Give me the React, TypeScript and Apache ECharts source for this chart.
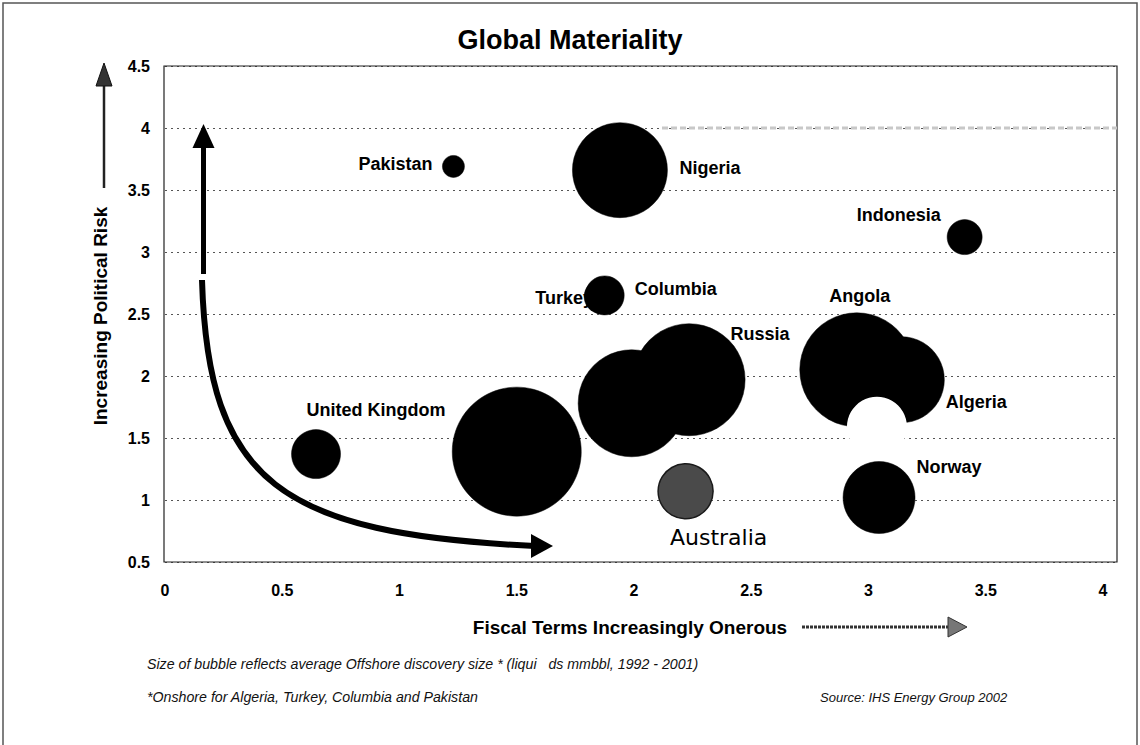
import React, { useEffect, useRef } from "react";
import * as echarts from "echarts";

// ---- Data ----
const countries = [
  "Pakistan", "Nigeria", "Indonesia", "Turkey", "Columbia", "United Kingdom",
  "", "", "Russia", "Australia", "Algeria", "Angola", "", "Norway",
];
// Fiscal Terms (x)
const fiscalTerms = [1.23, 1.94, 3.41, 1.86, 1.875, 0.644, 1.5, 1.99, 2.235, 2.22, 3.14, 2.95, 3.036, 3.045];
// Political Risk (y)
const politicalRisk = [3.69, 3.66, 3.12, 2.64, 2.65, 1.37, 1.39, 1.78, 1.97, 1.07, 1.97, 2.05, 1.59, 1.02];
// Bubble size (average offshore discovery size, drawn as diameter)
const bubbleSize = [22, 95, 35, 34, 39, 49, 129, 107, 112, 55, 86, 114, 60, 72];

const xTicks = [0, 0.5, 1, 1.5, 2, 2.5, 3, 3.5, 4];
const yTicks = [0.5, 1, 1.5, 2, 2.5, 3, 3.5, 4, 4.5];

// ---- Presentation (label placement & per-bubble style) ----
const labelOffsets: Record<string, [number, number]> = {
  Pakistan: [-58, -2],
  Nigeria: [90, -2],
  Indonesia: [-66, -22],
  Turkey: [-37, 1],
  Columbia: [71, -6],
  "United Kingdom": [60, -44],
  Russia: [71, -46],
  Australia: [33, 46],
  Algeria: [75, 22],
  Angola: [3, -74],
  Norway: [70, -31],
};

const FONT = "'Liberation Sans', Arial, Helvetica, sans-serif";

export default function App() {
  const ref = useRef<HTMLDivElement>(null);

  useEffect(() => {
    if (!ref.current) return;
    const chart = echarts.init(ref.current, undefined, { renderer: "svg" });

    const data = countries.map((name, i) => {
      const isWhite = i === 12;
      const isAus = name === "Australia";
      const off = labelOffsets[name];
      return {
        name,
        value: [fiscalTerms[i], politicalRisk[i], bubbleSize[i]],
        itemStyle: isWhite
          ? { color: "#ffffff", borderWidth: 0, opacity: 1 }
          : isAus
          ? { color: "#4a4a4a", borderColor: "#1a1a1a", borderWidth: 1.5, opacity: 1 }
          : { color: "#000000", borderColor: "#000000", borderWidth: 0.5, opacity: 1 },
        label: off
          ? {
              show: true,
              position: "inside",
              offset: off,
              formatter: name,
              color: "#000",
              opacity: 1,
              fontSize: isAus ? 22 : 18,
              fontWeight: isAus ? "normal" : "bold",
              fontFamily: isAus ? "'DejaVu Sans', sans-serif" : FONT,
            }
          : { show: false },
      };
    });

    const xMaxBox = 4 * (1117 - 165) / (1103 - 165);

    const option: any = {
      animation: false,
      backgroundColor: "#ffffff",
      grid: { left: 165, top: 66, width: 952, height: 496, containLabel: false },
      xAxis: {
        type: "value",
        min: 0,
        max: xMaxBox,
        interval: 0.5,
        axisLine: { show: false },
        axisTick: { show: false },
        splitLine: { show: false },
        axisLabel: {
          margin: 20,
          fontSize: 16,
          fontWeight: "bold",
          color: "#000",
          fontFamily: FONT,
          showMaxLabel: false,
          formatter: (v: number) => (xTicks.some((t) => Math.abs(t - v) < 1e-6) ? String(v) : ""),
        },
      },
      yAxis: {
        type: "value",
        min: 0.5,
        max: 4.5,
        interval: 0.5,
        axisLine: { show: false },
        axisTick: { show: false },
        splitLine: { show: true, lineStyle: { color: "#555", width: 1, type: [2, 4] } },
        axisLabel: {
          margin: 15,
          fontSize: 16,
          fontWeight: "bold",
          color: "#000",
          fontFamily: FONT,
          formatter: (v: number) => (yTicks.some((t) => Math.abs(t - v) < 1e-6) ? String(v) : ""),
        },
      },
      series: [
        {
          type: "scatter",
          data,
          symbol: "circle",
          symbolSize: (val: number[]) => val[2],
          itemStyle: { opacity: 1 },
          emphasis: { disabled: true },
          z: 3,
        },
      ],
      graphic: [
        // outer frame
        {
          type: "polyline",
          shape: { points: [[3, 745], [3, 3], [1137, 3], [1137, 745]] },
          style: { stroke: "#555", lineWidth: 1.5, fill: null },
          z: 0,
        },
        // plot frame
        {
          type: "rect",
          shape: { x: 164, y: 66, width: 953, height: 496 },
          style: { stroke: "#222", lineWidth: 1.2, fill: null },
          z: 1,
        },
        // faint thick line on top of y=4 grid (scan feature)
        {
          type: "line",
          shape: { x1: 662, y1: 128, x2: 1117, y2: 128 },
          style: { stroke: "#c8c8c8", lineWidth: 3, lineDash: [6, 3] },
          z: 1,
        },
        // title
        {
          type: "text",
          style: {
            text: "Global Materiality",
            x: 570,
            y: 40,
            textAlign: "center",
            textVerticalAlign: "middle",
            font: `bold 27px ${FONT}`,
            fill: "#000",
          },
        },
        // y axis name + arrow
        {
          type: "text",
          rotation: Math.PI / 2,
          x: 100,
          y: 316,
          style: {
            text: "Increasing Political Risk",
            x: 0,
            y: 0,
            textAlign: "center",
            textVerticalAlign: "middle",
            font: `bold 19px ${FONT}`,
            fill: "#000",
          },
        },
        {
          type: "line",
          shape: { x1: 104, y1: 188, x2: 104, y2: 82 },
          style: { stroke: "#222", lineWidth: 2.5 },
        },
        {
          type: "polygon",
          shape: { points: [[104, 63], [96, 86], [112, 86]] },
          style: { fill: "#333", stroke: "#111", lineWidth: 1 },
        },
        // x axis name + arrow
        {
          type: "text",
          style: {
            text: "Fiscal Terms Increasingly Onerous",
            x: 630,
            y: 627,
            textAlign: "center",
            textVerticalAlign: "middle",
            font: `bold 19px ${FONT}`,
            fill: "#000",
          },
        },
        {
          type: "line",
          shape: { x1: 802, y1: 627, x2: 950, y2: 627 },
          style: { stroke: "#333", lineWidth: 3, lineDash: [3, 1] },
        },
        {
          type: "polygon",
          shape: { points: [[967, 627], [948, 617], [948, 637]] },
          style: { fill: "#777", stroke: "#333", lineWidth: 1 },
        },
        // curved trade-off arrow
        {
          type: "line",
          shape: { x1: 203.5, y1: 274, x2: 203.5, y2: 144 },
          style: { stroke: "#000", lineWidth: 5 },
          z: 5,
        },
        {
          type: "polygon",
          shape: { points: [[203.5, 124], [192.5, 148], [214.5, 148]] },
          style: { fill: "#000" },
          z: 5,
        },
        {
          type: "bezierCurve",
          shape: { x1: 202, y1: 280, cpx1: 208, cpy1: 482, cpx2: 280, cpy2: 534, x2: 535, y2: 546 },
          style: { stroke: "#000", lineWidth: 6, fill: null },
          z: 5,
        },
        {
          type: "polygon",
          shape: { points: [[553, 546], [531, 534], [531, 558]] },
          style: { fill: "#000" },
          z: 5,
        },
        // footnotes
        {
          type: "text",
          style: {
            text: "Size of bubble reflects average Offshore discovery size * (liqui   ds mmbbl, 1992 - 2001)",
            x: 147,
            y: 664,
            textAlign: "left",
            textVerticalAlign: "middle",
            font: `italic 14.2px ${FONT}`,
            fill: "#111",
          },
        },
        {
          type: "text",
          style: {
            text: "*Onshore for Algeria, Turkey, Columbia and Pakistan",
            x: 147,
            y: 697,
            textAlign: "left",
            textVerticalAlign: "middle",
            font: `italic 14.2px ${FONT}`,
            fill: "#111",
          },
        },
        {
          type: "text",
          style: {
            text: "Source: IHS Energy Group 2002",
            x: 820,
            y: 697,
            textAlign: "left",
            textVerticalAlign: "middle",
            font: `italic 13px ${FONT}`,
            fill: "#111",
          },
        },
      ],
    };

    chart.setOption(option);
    return () => chart.dispose();
  }, []);

  return (
    <div
      ref={ref}
      style={{ position: "absolute", left: 0, top: 0, width: 1140, height: 745, background: "#fff" }}
    />
  );
}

####################

Write out nothing but the lines from the start of the data through the line with "3.5, 4, 4.5];". Leave out the pictures.

Give me the React, TypeScript and Apache ECharts source for this chart.
import React, { useEffect, useRef } from "react";
import * as echarts from "echarts";

// ---- Data ----
const countries = [
  "Pakistan", "Nigeria", "Indonesia", "Turkey", "Columbia", "United Kingdom",
  "", "", "Russia", "Australia", "Algeria", "Angola", "", "Norway",
];
// Fiscal Terms (x)
const fiscalTerms = [1.23, 1.94, 3.41, 1.86, 1.875, 0.644, 1.5, 1.99, 2.235, 2.22, 3.14, 2.95, 3.036, 3.045];
// Political Risk (y)
const politicalRisk = [3.69, 3.66, 3.12, 2.64, 2.65, 1.37, 1.39, 1.78, 1.97, 1.07, 1.97, 2.05, 1.59, 1.02];
// Bubble size (average offshore discovery size, drawn as diameter)
const bubbleSize = [22, 95, 35, 34, 39, 49, 129, 107, 112, 55, 86, 114, 60, 72];

const xTicks = [0, 0.5, 1, 1.5, 2, 2.5, 3, 3.5, 4];
const yTicks = [0.5, 1, 1.5, 2, 2.5, 3, 3.5, 4, 4.5];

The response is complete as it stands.